Baptism is a sacrament…a practice put in place by Jesus forever A sacrament is quite simply a sacred practice, and as such important to know why it is deemed to be sacred. In the case of baptism (and communion), all Christians recognize it as sacred because Jesus instituted it. And when you read the surrounding context in Scripture, it is evident that he intended the church to practice them regularly and forever (Matthew 28:8; Luke 22:19)
Baptism is not regenerative…salvation comes by faith alone in Jesus alone Scriptures do not teach that the act of baptism is regenerative — that it is the cause for a person’s salvation, their eternal life. Instead we follow Colossians 2:12 where it is clear that our reconciliation with God comes by faith alone in Christ alone (Ephesians 2:8; Colossians 2:12).
Baptism is a sign and symbol of Jesus’ saving grace…and your receiving of it A sign is something by means of which something else is made known. Baptism represents and reminds us of the gospel: Letting go and being forgiven of the old, and instead living for Jesus.The symbol of baptism is a moving dramatization of one’s new and permanent personal association with Jesus; in Jesus we are no longer subject to the death penalty of sin, so in an ironic twist we “die to” the powerful grip of sin and its resultant spiritual death. Yet we are also powerfully “raised with” Jesus into an eternal relationship and presence with him (1 Peter 3:20-22; John 3:22-23).
Baptism is not essentially about the method or amount of water Immersion was the early church practice and a profound symbol of the burial and resurrection of Jesus and the believers’ association in it. If we have lots of water available we use it because Jesus and the early followers did. If we don’t have lots of water we don’t let the amount or method delay the urgency and desire of the obedient heart. We use as much water as we have to symbolize what Jesus did for us (Galatians 3:1-3, 26-28; Ephesians 4:4; Colossians 2:6-13; Titus 3:5-7; Hebrews 10:19-23; 1 Peter 1:3-9, 20-22; Exodus 30:18; Ezekiel 36:25; Joel 2:28-29).
Baptism is a personal proclamation of faith in Jesus…and a church celebration We encourage new believers to be baptized without delay, not to secure salvation, but as an immediate and outward obedience demonstrating an inward change and as a vow of commitment to Jesus.
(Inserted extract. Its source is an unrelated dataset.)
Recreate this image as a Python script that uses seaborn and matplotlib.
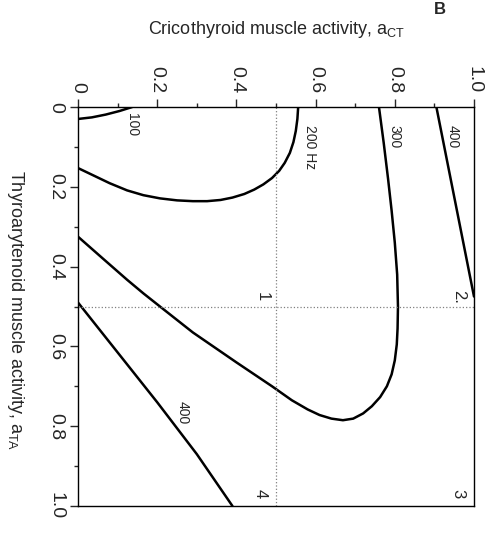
import matplotlib
matplotlib.use("Agg")
import matplotlib.pyplot as plt
import seaborn as sns

# iso-frequency contours: a_CT (horizontal) vs a_TA (vertical, downwards)
ct_100 = [0.0, 0.035, 0.07, 0.105, 0.137]
ta_100 = [0.030, 0.026, 0.019, 0.010, 0.0]

ct_200 = [0.0, 0.04, 0.08, 0.124, 0.165, 0.207, 0.25, 0.29, 0.326, 0.36, 0.39, 0.42, 0.445,
          0.468, 0.49, 0.508, 0.522, 0.535, 0.544, 0.550, 0.554, 0.556]
ta_200 = [0.153, 0.172, 0.191, 0.209, 0.221, 0.229, 0.234, 0.236, 0.236, 0.233, 0.227, 0.218, 0.207,
          0.194, 0.178, 0.160, 0.140, 0.115, 0.088, 0.060, 0.030, 0.0]

ct_300 = [0.0, 0.063, 0.124, 0.165, 0.207, 0.29, 0.40, 0.49, 0.54, 0.58, 0.61, 0.64, 0.669, 0.695,
          0.72, 0.742, 0.763, 0.78, 0.792, 0.800, 0.805, 0.807, 0.808, 0.806, 0.800, 0.792,
          0.783, 0.772, 0.760]
ta_300 = [0.325, 0.380, 0.433, 0.467, 0.500, 0.565, 0.640, 0.700, 0.735, 0.758, 0.772, 0.781, 0.785,
          0.781, 0.768, 0.750, 0.727, 0.700, 0.670, 0.635, 0.595, 0.555, 0.500, 0.420, 0.340,
          0.260, 0.180, 0.090, 0.0]

ct_400a = [0.905, 0.945, 0.978, 1.0]
ta_400a = [0.0, 0.200, 0.365, 0.475]

ct_400b = [0.0, 0.10, 0.20, 0.30, 0.39]
ta_400b = [0.490, 0.615, 0.740, 0.870, 1.0]

contour_labels = ["100", "200 Hz", "300", "400", "400"]
contour_label_ct = [0.137, 0.585, 0.800, 0.947, 0.265]
contour_label_ta = [0.045, 0.100, 0.075, 0.075, 0.765]

region_labels = ["1", "2.", "3", "4"]
region_ct = [0.465, 0.960, 0.960, 0.460]
region_ta = [0.475, 0.475, 0.970, 0.970]

tick_vals = [0, 0.2, 0.4, 0.6, 0.8, 1.0]
tick_text = ["0", "0.2", "0.4", "0.6", "0.8", "1.0"]

sns.set_style("ticks")
plt.rcParams['font.family'] = ['Liberation Sans', 'DejaVu Sans']
plt.rcParams['mathtext.fontset'] = 'custom'
plt.rcParams['mathtext.rm'] = 'Liberation Sans'

fig = plt.figure(figsize=(4.88, 5.35), dpi=100)
ax = fig.add_axes([78 / 488, 1 - 506 / 535, 396 / 488, 399 / 535])

for cx, ty in [(ct_100, ta_100), (ct_200, ta_200), (ct_300, ta_300),
               (ct_400a, ta_400a), (ct_400b, ta_400b)]:
    sns.lineplot(x=cx, y=ty, sort=False, estimator=None, ax=ax,
                 color='black', lw=1.8, legend=False)

# dotted guides at 0.5
ax.axvline(0.5, color='gray', ls=':', lw=0.9)
ax.axhline(0.5, color='gray', ls=':', lw=0.9)

for lab, cx, ty in zip(contour_labels, contour_label_ct, contour_label_ta):
    ax.text(cx, ty, lab, rotation=-90, ha='center', va='center', fontsize=10)
for lab, cx, ty in zip(region_labels, region_ct, region_ta):
    ax.text(cx, ty, lab, rotation=-90, ha='center', va='center', fontsize=12)

ax.set_xlim(0, 1)
ax.set_ylim(1, 0)
ax.xaxis.tick_top()
ax.set_xticks(tick_vals)
ax.set_xticklabels(tick_text, rotation=-90, fontsize=14)
ax.set_yticks(tick_vals)
ax.set_yticklabels(tick_text, rotation=-90, fontsize=14, va='center')
ax.set_xticks([0.1, 0.3, 0.5, 0.7, 0.9], minor=True)
ax.set_yticks([0.1, 0.3, 0.5, 0.7, 0.9], minor=True)
ax.tick_params(which='major', direction='out', length=6, width=1, pad=4,
               top=True, bottom=False, left=True, right=False)
ax.tick_params(which='minor', direction='out', length=3, width=1,
               top=True, bottom=False, left=True, right=False)
for s in ax.spines.values():
    s.set_linewidth(1.0)
    s.set_color('black')

fig.text(276 / 488, 1 - 30 / 535, r"Cricothyroid muscle activity, a$_{\mathregular{CT}}$",
         ha='center', va='center', fontsize=13)
fig.text(15 / 488, 1 - 310 / 535, r"Thyroarytenoid muscle activity, a$_{\mathregular{TA}}$",
         ha='center', va='center', fontsize=13, rotation=-90)
# panel letter (cut off at the top edge in the source scan)
fig.text(440 / 488, 1 - 2 / 535, "B", ha='center', va='top', fontsize=12, fontweight='bold')

fig.savefig("out.png", dpi=100)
We practice it publicly so that the church can celebrate along with God and the angels, while hoping that the world will watch and wonder… (Acts 8:26-29, 9:18, 10:47-48, 16:14-15, 16:31-33, 18:8).
Infant dedications vs. baptisms Rather than baptize, we dedicate infants and toddlers to God into the earthly fellowship of the local church. Once a child/person places their faith in Christ to join the eternal fellowship of Christ we baptize them (as Spiritual infants).